Your anxious adolescent

Lorna McCallum, O.T. Ret (MB), RMFT
Counsellor, Employee Assistance Program
May 2, 2021

Adolescence is a challenging and perplexing time, as well as a period of creativity, heightened learning abilities and social exploration. Beginning at approximately the age of twelve and continuing into the early twenties, the adolescent navigates a heady mix of brain development, hormonal shifts and complex psychological tasks. These include the renegotiation of their relationships with parents and peers, and the formation of key aspects of their personal identity, values and belief systems. Given the multitude of changes and the inevitable uncertainties adolescents face during this life stage, anxiety often hums along like a low-pitched background noise. In moderation and as a temporary state, anxiety supports adolescents to remain alert, focused and motivated to deal with life’s challenges. However, for some, their experience of anxiety amplifies to become a chronic, high-pitched siren, interfering with their ability to manage daily activities and disrupting their social and emotional development.

At its base, anxiety is a developmentally normal and necessary safeguard for the survival of our species. Anxiety’s primary function is that of triggering nature’s biological alarm system – the “fight, flight or freeze” response. This state of heightened arousal alerts us to potentially stressful situations and balances out our urge toward growth with the ability to assess for, and to avoid, danger. It is only when our response becomes unrelentingly intense and irrational that it can be characterized as an anxiety disorder. Approximately one in ten adolescents is affected today, and while these disorders are both distressing and challenging experiences, they are also highly treatable.

Anxiety may negatively impact adolescents’ thinking and reasoning processes (cognitions), their emotional experiences, their physiological state and their coping behaviours. Symptoms include:

Cognitive: Distorted, catastrophic and ruminative thought patterns, challenges with concentration and with decision-making.

Emotional: Irritability, tearfulness, low mood, poor self-esteem, unstable family or peer relations.

Physical: Sleep and appetite disturbances, sweating, tremulousness, rapid heartbeat, muscle tension, frequent stomachaches and headaches, feelings of being unreal or being detached from situational reality.

Behavioural: Persistent avoidance of the feared object or situations, poor performance in (or dropping out of) school, substance use.
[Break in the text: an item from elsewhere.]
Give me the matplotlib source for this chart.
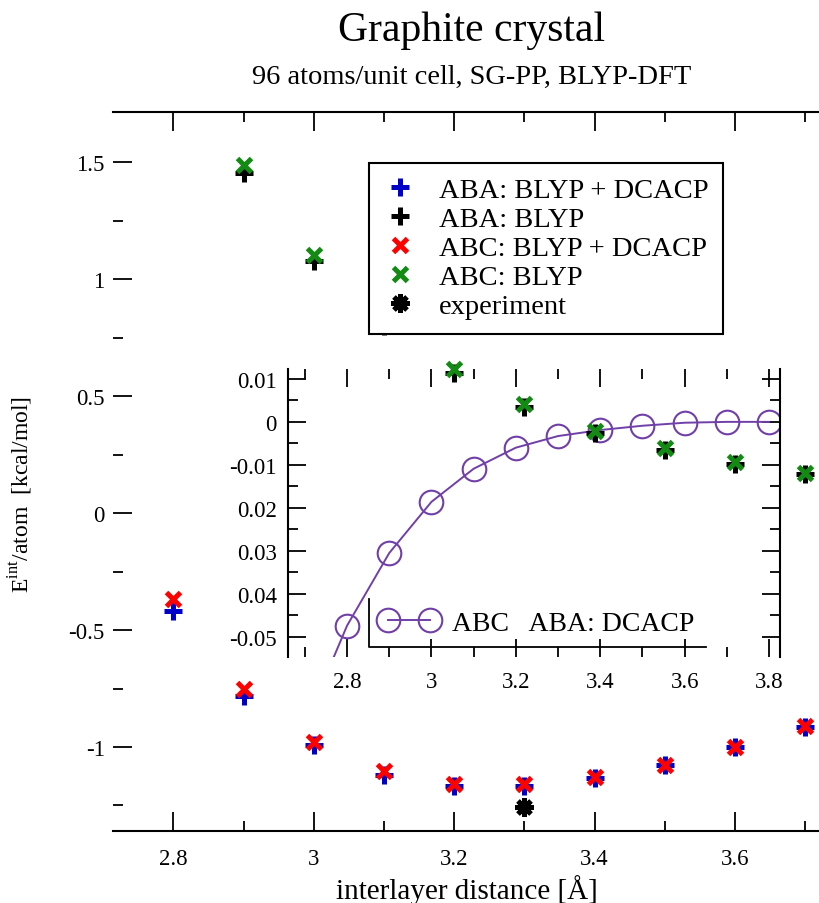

The possible causes of anxiety disorders represent the knitting together of multiple biological and environmental influences. These include:

Gender: Twice as many adolescent females than males develop anxiety disorders. The specific reasons remain in question, but possible influences include hormonal changes at puberty, increased emphasis on and exposure to relationship stressors, and negative self-perceptions due to identification with female stereotypes.

Genetics: Researchers have identified evidence for the genetic transmission of anxiety, and adolescents with anxious parents have a significantly higher risk of developing an anxiety disorder.

Temperament: Many anxious adolescents appear to be sensitized to risk from birth. They demonstrate a cautious style of responding to even minor changes in their environment and as a result are more likely than their outgoing peers to develop a disorder.

Environmental stressors: Exposure to violence, traumatic events, bullying, serious illness, complex family dynamics, the loss of a loved one or of a friendship – these may all precipitate clinical levels of anxiety.

As the most invested support system in your adolescent’s life, you have a key role to play in supporting their anxiety management work. The following are some strategies that may assist your child in their quest to break free from anxiety:

Empathizing: It can be difficult to connect with an anxious adolescent. While they don’t want to feel the way they do, they may struggle to know how to ask for help. Entering your child’s world without judgment will ensure that they feel understood and may open the door for you to offer your assistance.

Collaborative problem solving: Help your adolescent shift the emphasis away from overwhelming emotion by using externalization (reinforcing that “the problem is the problem” and not them). Then, ally with them to develop more flexible and logical solutions to their challenges.

Modeling: Research suggests that when parents demonstrate for their child ways to successfully cope despite feeling anxious, they can instill a potent form of learning about living in the moment, accepting uncertainty, celebrating effort and facing fears.

Counselling: Talking with your teen about counselling and helping them get connected with a counsellor is a meaningful act of support that normalizes and highlights the positivity of asking for help when we need it. All Manitobans can access Manitoba Blue Cross's counselling services for concerns regarding anxiety and other developmental hurdles by finding the available support and booking an appointment here.

For those adolescents whose path includes the propensity for anxiety, learning to be present for this uncomfortable feeling and to find ways to let it lessen can ultimately result in increased resiliency and confidence to navigate life’s challenges.